A number of observations can be made in light of the data above. Firstly, rather than there being a negative relationship between current account deficits and growth rates, the arrow seems to point in the opposite direction: the larger the deficit, the higher the growth rate. This should not come as a surprise. The healthier an economy, the more likely households are to spend and businesses to invest, using both domestic and foreign goods and services in the process. Moreover, a growing economy attracts foreign capital and, since the current account balance is always matched by a balance with the opposite sign on the capital account, this means that, the more foreigners invest in a country, the more that country will import in goods and services.

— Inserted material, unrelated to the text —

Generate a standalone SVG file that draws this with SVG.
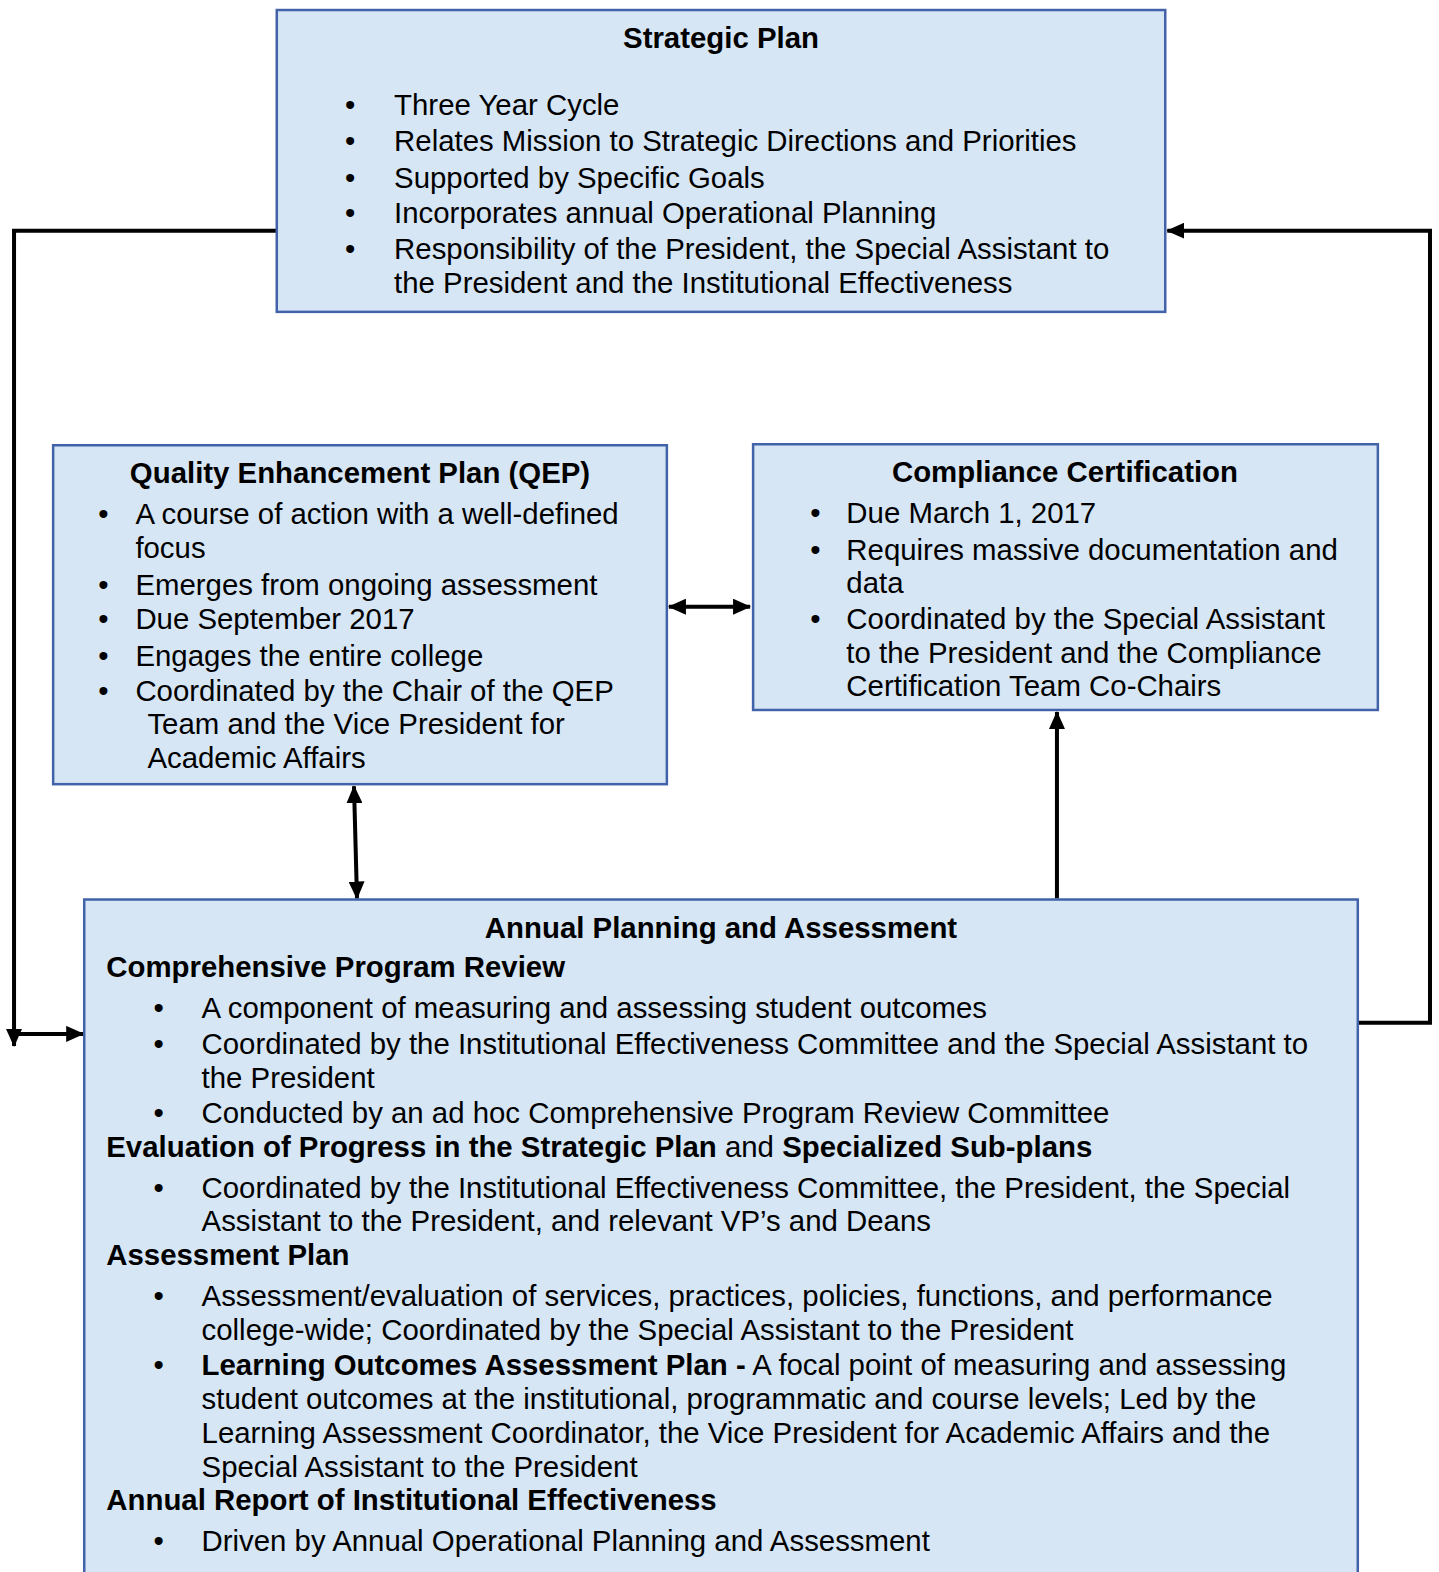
<svg xmlns="http://www.w3.org/2000/svg" width="1439" height="1572" viewBox="0 0 1439 1572">
<style>
.box{fill:#d6e6f5;stroke:#4263aa;stroke-width:2.5}
text{font-family:"Liberation Sans",Arial,sans-serif;font-size:29.3px;fill:#000}
.b{font-weight:bold}
.c{text-anchor:middle}
.con{fill:none;stroke:#000;stroke-width:4}
</style>
<defs>
<marker id="ah" markerUnits="userSpaceOnUse" markerWidth="18" markerHeight="16" refX="17" refY="8" orient="auto-start-reverse">
<path d="M0,0 L18,8 L0,16 Z" fill="#000"/>
</marker>
</defs>
<rect width="1439" height="1572" fill="#fff"/>
<g transform="scale(1.0028)">
<g id="connectors">
<path class="con" d="M278,230 H14 V1043" marker-end="url(#ah)"/>
<path class="con" d="M14,1031 H83" marker-end="url(#ah)"/>
<path class="con" d="M1354,1020 H1426 V230 H1164" marker-end="url(#ah)"/>
<path class="con" d="M667,605 H748" marker-start="url(#ah)" marker-end="url(#ah)"/>
<path class="con" d="M353,784 L356,896" marker-start="url(#ah)" marker-end="url(#ah)"/>
<path class="con" d="M1054,896 V710" marker-end="url(#ah)"/>
</g>

<g id="strategic-plan">
<rect class="box" x="276" y="10" width="886" height="301"/>
<text class="b c" x="719" y="48">Strategic Plan</text>
<text x="344" y="115">•</text><text x="393" y="115">Three Year Cycle</text>
<text x="344" y="151">•</text><text x="393" y="151">Relates Mission to Strategic Directions and Priorities</text>
<text x="344" y="187">•</text><text x="393" y="187">Supported by Specific Goals</text>
<text x="344" y="222">•</text><text x="393" y="222">Incorporates annual Operational Planning</text>
<text x="344" y="258">•</text><text x="393" y="258">Responsibility of the President, the Special Assistant to</text>
<text x="393" y="292">the President and the Institutional Effectiveness</text>
</g>

<g id="qep">
<rect class="box" x="53" y="444" width="612" height="338"/>
<text class="b c" x="359" y="482">Quality Enhancement Plan (QEP)</text>
<text x="98" y="523">•</text><text x="135" y="523">A course of action with a well-defined</text>
<text x="135" y="556">focus</text>
<text x="98" y="593">•</text><text x="135" y="593">Emerges from ongoing assessment</text>
<text x="98" y="627">•</text><text x="135" y="627">Due September 2017</text>
<text x="98" y="664">•</text><text x="135" y="664">Engages the entire college</text>
<text x="98" y="699">•</text><text x="135" y="699">Coordinated by the Chair of the QEP</text>
<text x="147" y="732">Team and the Vice President for</text>
<text x="147" y="766">Academic Affairs</text>
</g>

<g id="compliance">
<rect class="box" x="751" y="443" width="623" height="265"/>
<text class="b c" x="1062" y="481">Compliance Certification</text>
<text x="808" y="522">•</text><text x="844" y="522">Due March 1, 2017</text>
<text x="808" y="558">•</text><text x="844" y="558">Requires massive documentation and</text>
<text x="844" y="591">data</text>
<text x="808" y="627">•</text><text x="844" y="627">Coordinated by the Special Assistant</text>
<text x="844" y="661">to the President and the Compliance</text>
<text x="844" y="694">Certification Team Co-Chairs</text>
</g>

<g id="annual">
<rect class="box" x="84" y="897" width="1270" height="690"/>
<text class="b c" x="719" y="935">Annual Planning and Assessment</text>
<text class="b" x="106" y="974">Comprehensive Program Review</text>
<text x="153" y="1015">•</text><text x="201" y="1015">A component of measuring and assessing student outcomes</text>
<text x="153" y="1051">•</text><text x="201" y="1051">Coordinated by the Institutional Effectiveness Committee and the Special Assistant to</text>
<text x="201" y="1085">the President</text>
<text x="153" y="1120">•</text><text x="201" y="1120">Conducted by an ad hoc Comprehensive Program Review Committee</text>
<text x="106" y="1154"><tspan class="b">Evaluation of Progress in the Strategic Plan</tspan> and <tspan class="b">Specialized Sub-plans</tspan></text>
<text x="153" y="1195">•</text><text x="201" y="1195">Coordinated by the Institutional Effectiveness Committee, the President, the Special</text>
<text x="201" y="1228">Assistant to the President, and relevant VP’s and Deans</text>
<text class="b" x="106" y="1261">Assessment Plan</text>
<text x="153" y="1302">•</text><text x="201" y="1302">Assessment/evaluation of services, practices, policies, functions, and performance</text>
<text x="201" y="1336">college-wide; Coordinated by the Special Assistant to the President</text>
<text x="153" y="1371">•</text><text x="201" y="1371"><tspan class="b">Learning Outcomes Assessment Plan -</tspan> A focal point of measuring and assessing</text>
<text x="201" y="1405">student outcomes at the institutional, programmatic and course levels; Led by the</text>
<text x="201" y="1439">Learning Assessment Coordinator, the Vice President for Academic Affairs and the</text>
<text x="201" y="1473">Special Assistant to the President</text>
<text class="b" x="106" y="1506">Annual Report of Institutional Effectiveness</text>
<text x="153" y="1547">•</text><text x="201" y="1547">Driven by Annual Operational Planning and Assessment</text>
</g>
</g>
</svg>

Secondly, current account deficits (surpluses) are not associated with consistently low (high) rates of GDP growth. The U.S. recorded periods of high growth at a time when its current account deficit was increasing, whilst German GDP has grown only modestly in the aftermath of the sovereign debt crisis in Europe, even as its current account surplus burgeoned. Thirdly, and perhaps most surprisingly, Trump’s nemesis in the form of the U.S.’s southern neighbour has itself been running persistent current account deficits over most of the period recorded by the OECD (where the figures come from). Given Trump’s rhetoric depicting Mexico as living at the expense of the U.S. worker, this may come as a shock, but when we consider that the country has seen record foreign investment inflows since the mid-2000s – indeed, since the entry into force of NAFTA in 1994 – it is only natural that the current account deficit would widen commensurately.
The upshot is that Peter Navarro, ominously the chief economic advisor to President Trump, is wrong – very wrong – on the relationship between deficits in traded goods and services, and the growth rate of the U.S. economy. The historical record suggests that the relationship is almost exactly the opposite of the one he posits. That he is a graduate of Harvard and a professor of economics makes one wonder whether he is simply mistaken or attempting to mislead the public. After all, it is difficult to stand out in a discipline as crowded and filled with brilliant people as economics. But if one happens to be the one trade-sceptic in the whole pack, one might well gain the favour of a U.S. President who, more than any other since the time of Herbert Hoover, is led by protectionist and nativist instincts.
As Hayek warned in The Road to Serfdom, in government, the worst often get on top.